Prior to that, it’s my understanding that it was pretty much standard to have at least a 50 per cent downpayment on a home, and the note was renegotiated every 6 months to a year - and callable at any time. (This of course made for good movie westerns where the widow Jenny was going to lose the farm, etc. If you wanted somebodys’ land, you bought the note from the bank, and then told Jenny to pay up, or get out, etc.)
What I don’t understand is why lending standards were droppped so significantly. It wasn’t just the 3 per cent downpayment requirements that were disastrous, it wasn’t just the overinflated values “sold” to persons who had terrible credit, no history of paying for anything, no verifiable employment or income, etc. etc. Then these loans were bundled together, slapped with a AAA triple-A rating and sold far and wide. Can’t make this stuff up.
Not to pick a number, but a 20 per cent downpayment allows for a significant downturn in housing values without blowing a hole in the mortgage. Really, I can’t understand why any lending institution would loan money without making a prospective homeowner demonstrate competency with amortization tables - have you ever talked to people who buy cars based only on the monthly payment? They haven’t a CLUE what they are doing, and the car dealers just laugh. Apparently the used car salesmen in recent years switched over to mortgage banking?
If I lose my job and need money to survive, I tap ALL my money, not just my savings.
Those inheritances will be squandered on vacations to the French Riviera and vacation homes upstate so fast, you will miss it if you blink.

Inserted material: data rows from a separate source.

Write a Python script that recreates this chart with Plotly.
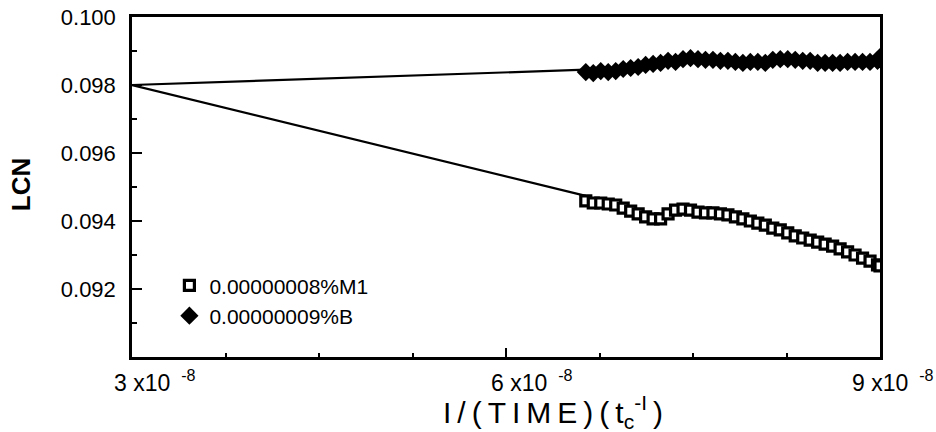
import plotly.graph_objects as go

# --- data (x in units of 1e-8) ---
x_data = [6.64, 6.70, 6.76, 6.82, 6.88, 6.94, 7.00, 7.06, 7.12, 7.18, 7.24, 7.30, 7.36, 7.42,
          7.48, 7.54, 7.60, 7.66, 7.72, 7.78, 7.84, 7.90, 7.96, 8.02, 8.08, 8.14, 8.20, 8.26,
          8.32, 8.38, 8.44, 8.50, 8.56, 8.62, 8.68, 8.74, 8.80, 8.86, 8.92, 8.98, 9.00]
m1_lcn = [0.09459, 0.09453, 0.09453, 0.09450, 0.09447, 0.09438, 0.09429, 0.09421, 0.09412,
          0.09406, 0.09406, 0.09421, 0.09432, 0.09435, 0.09432, 0.09426, 0.09424, 0.09424,
          0.09421, 0.09418, 0.09412, 0.09406, 0.09400, 0.09394, 0.09388, 0.09379, 0.09374,
          0.09365, 0.09356, 0.09350, 0.09344, 0.09338, 0.09332, 0.09326, 0.09318, 0.09309,
          0.09300, 0.09291, 0.09282, 0.09271, 0.09268]
b_lcn = [0.09838, 0.09835, 0.09841, 0.09838, 0.09841, 0.09847, 0.09850, 0.09853, 0.09859,
         0.09862, 0.09865, 0.09871, 0.09868, 0.09876, 0.09879, 0.09876, 0.09874, 0.09874,
         0.09871, 0.09871, 0.09868, 0.09865, 0.09868, 0.09868, 0.09865, 0.09874, 0.09876,
         0.09876, 0.09874, 0.09871, 0.09871, 0.09865, 0.09865, 0.09865, 0.09865, 0.09868,
         0.09868, 0.09868, 0.09868, 0.09871, 0.09882]
fit_x = [3.0, 6.64]
fit_m1 = [0.0980, 0.09474]
fit_b = [0.0980, 0.09845]

x_tickvals = [3.0, 6.0, 9.0]
x_ticktext = ["3 x10 \u2009<sup>-8</sup>", "6 x10 \u2009<sup>-8</sup>", "9 x10 \u2009<sup>-8</sup>"]
y_tickvals = [0.092, 0.094, 0.096, 0.098, 0.100]
y_ticktext = ["0.092", "0.094", "0.096", "0.098", "0.100"]

scale = 1e-8
FONT = "Liberation Sans, Arial, sans-serif"
TS = "\u2009"
x_title = TS.join(["I", "/", "(", "T", "I", "M", "E", ")", "(", "t<sub>c</sub><sup>-I</sup>", ")"])
x_label_shift = [-20, -17, -30]

fig = go.Figure()
fig.add_trace(go.Scatter(x=[v * scale for v in fit_x], y=fit_b, mode="lines",
                         line=dict(color="black", width=2.2), showlegend=False))
fig.add_trace(go.Scatter(x=[v * scale for v in fit_x], y=fit_m1, mode="lines",
                         line=dict(color="black", width=2.2), showlegend=False))
fig.add_trace(go.Scatter(x=[v * scale for v in x_data], y=m1_lcn, mode="markers",
                         name="0.00000008%M1",
                         marker=dict(symbol="square", size=10, color="white",
                                     line=dict(color="black", width=3.2))))
fig.add_trace(go.Scatter(x=[v * scale for v in x_data], y=b_lcn, mode="markers",
                         name="0.00000009%B",
                         marker=dict(symbol="diamond", size=14, color="black",
                                     line=dict(color="black", width=0))))

annotations = [
    dict(text="<b>LCN</b>", xref="paper", yref="paper", x=-0.149, y=0.507,
         xanchor="center", yanchor="middle", textangle=-90, showarrow=False,
         font=dict(size=26, family=FONT)),
    dict(text=x_title, xref="paper", yref="paper",
         x=0.563, y=-0.095, xanchor="center", yanchor="top", showarrow=False,
         font=dict(size=30, family=FONT)),
]
for v, t, s in zip(x_tickvals, x_ticktext, x_label_shift):
    annotations.append(dict(text=t, xref="x", yref="paper", x=v * scale, y=-0.022,
                            xanchor="left", yanchor="top", xshift=s, showarrow=False,
                            font=dict(size=23, family=FONT)))

fig.update_layout(
    width=936, height=432, autosize=False,
    margin=dict(l=132, r=56, t=17, b=75, autoexpand=False),
    paper_bgcolor="white", plot_bgcolor="white",
    font=dict(family=FONT, color="black"),
    showlegend=True,
    legend=dict(x=0.05, y=0.27, xanchor="left", yanchor="top",
                bgcolor="rgba(0,0,0,0)", font=dict(size=21, family=FONT),
                tracegroupgap=0, itemsizing="trace"),
    xaxis=dict(range=[3.0 * scale, 9.0 * scale], automargin=False,
               tickvals=[v * scale for v in x_tickvals], showticklabels=False,
               ticks="inside", ticklen=9, tickwidth=2, tickcolor="black",
               showline=True, linecolor="black", linewidth=2.5, mirror=True,
               showgrid=False, zeroline=False,
               minor=dict(ticks="inside", ticklen=4, tickwidth=1.5, tickcolor="black",
                          tick0=3.0 * scale, dtick=0.75 * scale, showgrid=False)),
    yaxis=dict(range=[0.090, 0.100], automargin=False,
               tickvals=y_tickvals, ticktext=y_ticktext,
               ticks="inside", ticklen=10, tickwidth=2, tickcolor="black",
               showline=True, linecolor="black", linewidth=2.5, mirror=True,
               showgrid=False, zeroline=False,
               tickfont=dict(size=22, family=FONT),
               ticklabelstandoff=9,
               minor=dict(ticks="inside", ticklen=5, tickwidth=1.5, tickcolor="black",
                          tick0=0.090, dtick=0.001, showgrid=False)),
    annotations=annotations,
)

fig.write_html("out.html")
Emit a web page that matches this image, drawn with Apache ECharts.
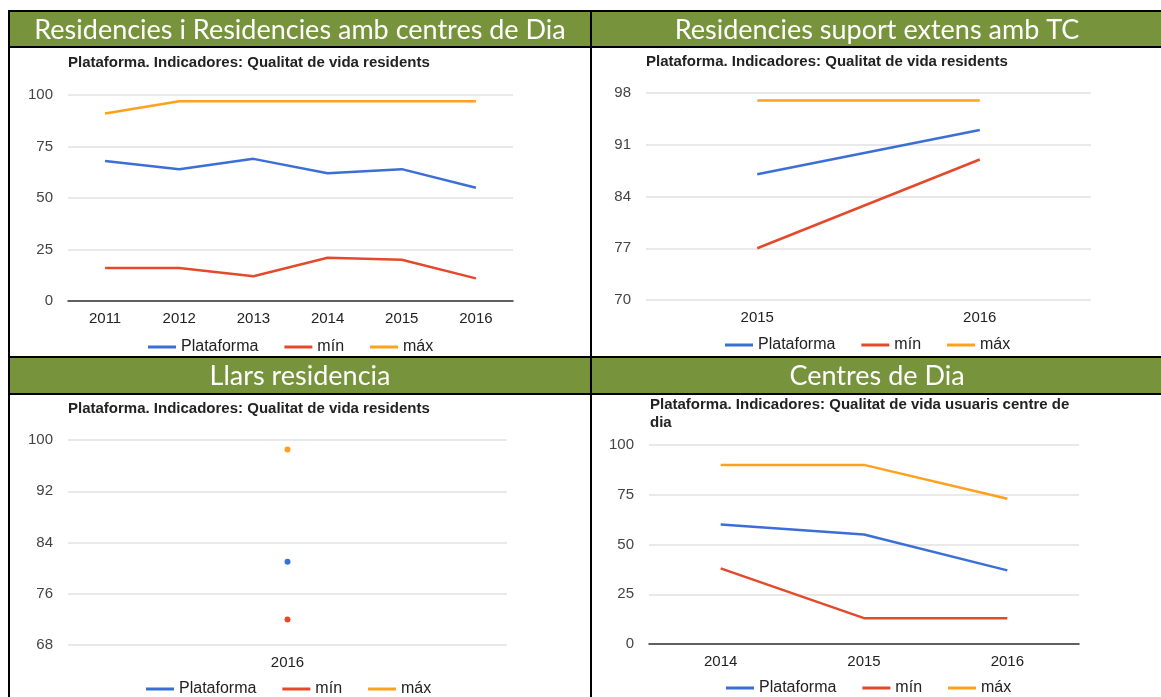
<!DOCTYPE html>
<html><head><meta charset="utf-8">
<script src="https://cdn.jsdelivr.net/npm/echarts@6/dist/echarts.min.js"></script>
<style>html,body{margin:0;padding:0;background:#fff}#c{width:1161px;height:697px}</style>
</head><body><div id="c"></div>
<script>
// ---------- data ----------
const seriesNames = ['Plataforma', 'mín', 'máx'];
const panelTitles = ['Residencies i Residencies amb centres de Dia', 'Residencies suport extens amb TC', 'Llars residencia', 'Centres de Dia'];
const subtitleRes = 'Plataforma. Indicadores: Qualitat de vida residents';
const subtitleDia = 'Plataforma. Indicadores: Qualitat de vida usuaris centre de\ndia';

const yearsA = ['2011', '2012', '2013', '2014', '2015', '2016'];
const plataformaA = [68, 64, 69, 62, 64, 55];
const minA = [16, 16, 12, 21, 20, 11];
const maxA = [91, 97, 97, 97, 97, 97];
const ticksA = [0, 25, 50, 75, 100];

const yearsB = ['2015', '2016'];
const plataformaB = [87, 93];
const minB = [77, 89];
const maxB = [97, 97];
const ticksB = [70, 77, 84, 91, 98];

const yearsC = ['2016'];
const plataformaC = [81];
const minC = [72];
const maxC = [98.5];
const ticksC = [68, 76, 84, 92, 100];

const yearsD = ['2014', '2015', '2016'];
const plataformaD = [60, 55, 37];
const minD = [38, 13, 13];
const maxD = [90, 90, 73];
const ticksD = [0, 25, 50, 75, 100];

// ---------- styling / layout ----------
const COLORS = ['#3c6fd6', '#e34a2b', '#ffa11c'];
const GREEN = '#77933c';
const FONT = '"Liberation Sans", Arial, sans-serif';
const HEAD_FONT = 'Lato, "Open Sans", sans-serif';

const panels = [
  { years: yearsA, vals: [plataformaA, minA, maxA], ticks: ticksA, sub: subtitleRes, baseline: true, dots: false,
    grid: { left: 68, top: 95, width: 445, height: 206 }, subPos: [68, 54], legend: [148, 338] },
  { years: yearsB, vals: [plataformaB, minB, maxB], ticks: ticksB, sub: subtitleRes, baseline: false, dots: false,
    grid: { left: 646, top: 93, width: 445, height: 207 }, subPos: [646, 53], legend: [725, 336] },
  { years: yearsC, vals: [plataformaC, minC, maxC], ticks: ticksC, sub: subtitleRes, baseline: false, dots: true, shift: true,
    grid: { left: 68, top: 440, width: 439, height: 205 }, subPos: [68, 400], legend: [146, 680] },
  { years: yearsD, vals: [plataformaD, minD, maxD], ticks: ticksD, sub: subtitleDia, baseline: true, dots: false,
    grid: { left: 649, top: 445, width: 430, height: 199 }, subPos: [650, 396], legend: [726, 679] }
];

const grid = [], xAxis = [], yAxis = [], series = [], legend = [];
panels.forEach((p, i) => {
  grid.push(Object.assign({ containLabel: false }, p.grid));
  const t0 = p.ticks[0], tN = p.ticks[p.ticks.length - 1], step = p.ticks[1] - p.ticks[0];
  const base = p.shift ? t0 : 0;
  xAxis.push({
    type: 'category', gridIndex: i, data: p.years, boundaryGap: true,
    axisTick: { show: false },
    axisLine: { show: p.baseline, lineStyle: { color: '#333', width: 1.5 } },
    axisLabel: { color: '#222', fontSize: 15, fontFamily: FONT, margin: 10 }
  });
  yAxis.push({
    type: 'value', gridIndex: i, min: t0 - base, max: tN - base, interval: step,
    axisLine: { show: false }, axisTick: { show: false },
    splitLine: { show: true, lineStyle: { color: '#e2e2e2', width: 1.5 } },
    axisLabel: { color: '#444', fontSize: 15, fontFamily: FONT, margin: 15, formatter: v => String(v + base) }
  });
  seriesNames.forEach((name, k) => {
    series.push({
      type: 'line', name, xAxisIndex: i, yAxisIndex: i,
      data: p.vals[k].map(v => v - base),
      color: COLORS[k],
      lineStyle: { width: 2.5, color: COLORS[k] },
      showSymbol: p.dots, symbol: 'circle', symbolSize: 6,
      itemStyle: { color: COLORS[k] },
      animation: false, z: 3 + (2 - k)
    });
  });
  legend.push({
    left: p.legend[0], top: p.legend[1], padding: 0, orient: 'horizontal',
    data: seriesNames.slice(), icon: 'rect', itemWidth: 28, itemHeight: 3, itemGap: 26,
    selectedMode: false,
    textStyle: { color: '#222', fontSize: 16, fontFamily: FONT, lineHeight: 18 }
  });
});

const graphic = [];
// green header bands
[[10, 12, 580, 34], [592, 12, 569, 34], [10, 358, 580, 35], [592, 358, 569, 35]].forEach(r => {
  graphic.push({ type: 'rect', shape: { x: r[0], y: r[1], width: r[2], height: r[3] }, style: { fill: GREEN }, silent: true });
});
// black borders
[[8, 10, 1153, 2], [8, 46, 1153, 2], [8, 356, 1153, 2], [8, 393, 1153, 2], [8, 10, 2, 687], [590, 10, 2, 687]].forEach(r => {
  graphic.push({ type: 'rect', shape: { x: r[0], y: r[1], width: r[2], height: r[3] }, style: { fill: '#000' }, silent: true, z: 10 });
});
// header titles
[[300, 30], [877, 30], [300, 376], [877, 376]].forEach((pos, i) => {
  graphic.push({ type: 'text', x: pos[0], y: pos[1], silent: true, z: 11,
    style: { text: panelTitles[i], fill: '#fff', font: '27px ' + HEAD_FONT, textAlign: 'center', textVerticalAlign: 'middle' } });
});
// chart subtitles (y = top of first line)
panels.forEach(p => {
  graphic.push({ type: 'text', x: p.subPos[0], y: p.subPos[1], silent: true, z: 11,
    style: { text: p.sub, fill: '#222', font: 'bold 15px ' + FONT, textAlign: 'left', textVerticalAlign: 'top', lineHeight: 18 } });
});

const chart = echarts.init(document.getElementById('c'), null, { renderer: 'canvas' });
chart.setOption({ animation: false, backgroundColor: '#fff', grid, xAxis, yAxis, series, legend, graphic });
</script>
</body></html>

I wish I had you as a college professor. Throw a bunch of statistics into a paper, predict gloom, and walk out with an A+.
Thanks for responding.
There is definitely an incentive for aging parents to transfer their entire estate to TRUSTWORTHY children, so as to be able to get all of the govenrnment benefits that come from being poor. If you transfer your money and house to your kids, there is nothing for them to come after when you die. If you don’t, that house gets sucked into the great Medicare void you ran up while in the nursing home.
Definitely some truth to that.
The bean counters are just counting savings accounts for that figure. I don't believe they count after tax investments as savings either.
Boomer inheritances? What Boomer inheritances? The Boomers’ parents, many with greedy trophy wives hanging off their wrinkled arms, have been riding around for decades in swanky RV’s proudly sporting bumper stickers “We’re spending our children’s inheritance!” They are the original ME generation.
I find responses like yours so deeply frustrating. You obviously disagree with the article, yet you refuse to actually rebut a single point.
It leaves me with the impression you either don’t know the facts, or you are in denial about them. I have no way of knowing that is true. You may in fact have all the facts at your fingertips and you know this article is complete BS.
But this exhaustive article speaks to many issues and you don’t refute a single one as an example to support your view that the article is false.
I wish people would at least discuss why the article is wrong and not just a worthless declarative sound bite with nothing to back it up.